Tentu kedua hadist ini Muttafaq 'Alaih yang tak perlu diragukan lagi kesahihannya.

Dalam berbagai literatur kitab Fiqh dijelaskan bahwa jika ada perbedaan antara hasil Ru'yah dengan Hisab, maka yang dimenangkan adalah hasil Ru'yah. Ini menurut jumhur ulama sebagaimana dalam kitab Bughyatul Mustarsyidin hal 70 cetakan Darul Fikr disebutkan: 

إن عارض الحساب الرؤية فالعمل عليها لا عليه على كل قول

“Jika hasil perhitungan Hisab bertentangan dengan Ru’yah, maka yang dipakai adalah Ru’yah, bukan Hisab berdasarkan pendapat ulama-ulama”.

Namun tak lantas memvonis bahwa Ahlul Hisab adalah salah. Karena dalam kitab yang sama juga disebutkan bahwa Al-Munajjim (orang yang berpendapat bahwa awal bulan ditentunkan dengan munculnya suatu bintang) dan Al-Hasib (orang yang mampu menghitung dan memprediksi pergerakan dan tempat bulan) ini boleh berpuasa sesuai ijtihad atau perhitungannya.
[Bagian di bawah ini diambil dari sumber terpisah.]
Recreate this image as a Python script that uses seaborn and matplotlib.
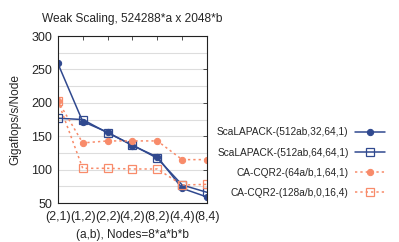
import numpy as np
import seaborn as sns
import matplotlib.pyplot as plt

cats = ["(2,1)", "(1,2)", "(2,2)", "(4,2)", "(8,2)", "(4,4)", "(8,4)"]
scal_32 = [259, 172, 156, 136, 119, 72, 59]
scal_64 = [177, 175, 155, 137, 117, 77, 66]
cqr_64 = [203, 140, 143, 143, 143, 115, 115]
cqr_128 = [203, 102, 102, 101, 101, 77, 78]
labels = ["ScaLAPACK-(512ab,32,64,1)", "ScaLAPACK-(512ab,64,64,1)",
          "CA-CQR2-(64a/b,1,64,1)", "CA-CQR2-(128a/b,0,16,4)"]

sns.set_style("white")
plt.rcParams['font.family'] = ['Liberation Sans', 'DejaVu Sans']

blue = "#30498f"
orange = "#f88b6a"

fig = plt.figure(figsize=(3.99, 2.42), dpi=100)
ax = fig.add_axes([0.145, 0.161, 0.374, 0.690])

x = np.arange(len(cats))
sns.lineplot(x=x, y=scal_32, ax=ax, color=blue, marker='o', markersize=4.5,
             markeredgecolor=blue, linewidth=1.1, label=labels[0])
sns.lineplot(x=x, y=scal_64, ax=ax, color=blue, marker='s', markersize=5.5,
             markerfacecolor='none', markeredgecolor=blue, markeredgewidth=0.9,
             linewidth=1.1, label=labels[1])
sns.lineplot(x=x, y=cqr_64, ax=ax, color=orange, marker='o', markersize=4.5,
             markeredgecolor=orange, linewidth=1.1, linestyle=(0, (1.5, 2)),
             label=labels[2])
sns.lineplot(x=x, y=cqr_128, ax=ax, color=orange, marker='s', markersize=5.5,
             markerfacecolor='none', markeredgecolor=orange, markeredgewidth=0.9,
             linewidth=1.1, linestyle=(0, (1.5, 2)), label=labels[3])

ax.set_xlim(0, len(cats) - 1)
ax.set_ylim(50, 300)
ax.set_xticks(x)
ax.set_xticklabels(cats)
ax.set_yticks(np.arange(50, 301, 50))
ax.set_yticks(np.arange(75, 300, 50), minor=True)
ax.grid(True, which='both', axis='y', color='#dddddd', linewidth=0.8)
ax.set_axisbelow(True)
ax.tick_params(axis='both', which='both', direction='in', top=True, right=True,
               labelsize=9, length=3, width=0.6, color='#333333')
ax.tick_params(axis='x', pad=6)
ax.tick_params(axis='y', pad=4)
ax.tick_params(axis='y', which='minor', length=0)
for s in ax.spines.values():
    s.set_color('#222222')
    s.set_linewidth(0.8)

ax.set_title("Weak Scaling, 524288*a x 2048*b", fontsize=8.6, pad=10)
ax.set_xlabel("(a,b), Nodes=8*a*b*b", fontsize=8.6, labelpad=4)
ax.set_ylabel("Gigaflops/s/Node", fontsize=8.6, labelpad=7)

ax.legend(loc='upper right', bbox_to_anchor=(0.975, 0.49),
          bbox_transform=fig.transFigure, frameon=False, fontsize=7.3,
          markerfirst=False, handlelength=3.0, labelspacing=1.0,
          handletextpad=0.6, borderaxespad=0)

fig.savefig("out.png", dpi=100)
Jika Al-Munajjim dan Al-Hasib ini yakin bahwa puasa jatuh pada hari Senin misalnya, maka keduanya beserta orang yang membenarkannya boleh berpuasa berdasarkan perhitungannya, bahkan menurut Imam Ar-Ramli itu wajib: 

فائدة: الحاصل أن صوم رمضان يجب بأحد تسعة أمور: إكمال شعبان، ورؤية الهلال، والخبر المتواتر برؤيته ولو من كفار، وثبوته بعدل الشهادة، وبحكم القاضي المجتهد إن بين مستنده، وتصديق من رآه ولو صبيا وفاسقا، وظن بالاجتهاد لنحو أسير لا مطلقا، وإخبار الحاسب والمنجم، فيجب عليهما وعلى من صدّقهما عند (م ر)، والإمارات الدالة على ثبوته في الأمصار كرؤية القناديل المعلقة بالمناير 

Dari redaksi di atas didapati bahwa salah satu hal yang menyebabkan wajibnya berpuasa adalah pendapat Al-Hasib dan Al-Munajjim.

Jadi, pendapat yang Mu'tamad (pendapat yg bisa dijadikan pedoman) adalah menggunakan Ru'yah. Namun juga tidak boleh menyalahkan mereka yang memakai Hisab. Karena zaman modern ini, Hisab dapat memprediksi terjadinya gerhana beberapa ratus tahun sebelum terjadinya dengan sangat akurat menyangkut tahun, bulan, pekan, hari, dan jam, bahkan menitnya dengan akurat. Jadi, pendapat ini bisa jadi ajang perdamaian antara yang fanatik Ru'yah dan yang fanatik Hisab. Wallahu a'lam.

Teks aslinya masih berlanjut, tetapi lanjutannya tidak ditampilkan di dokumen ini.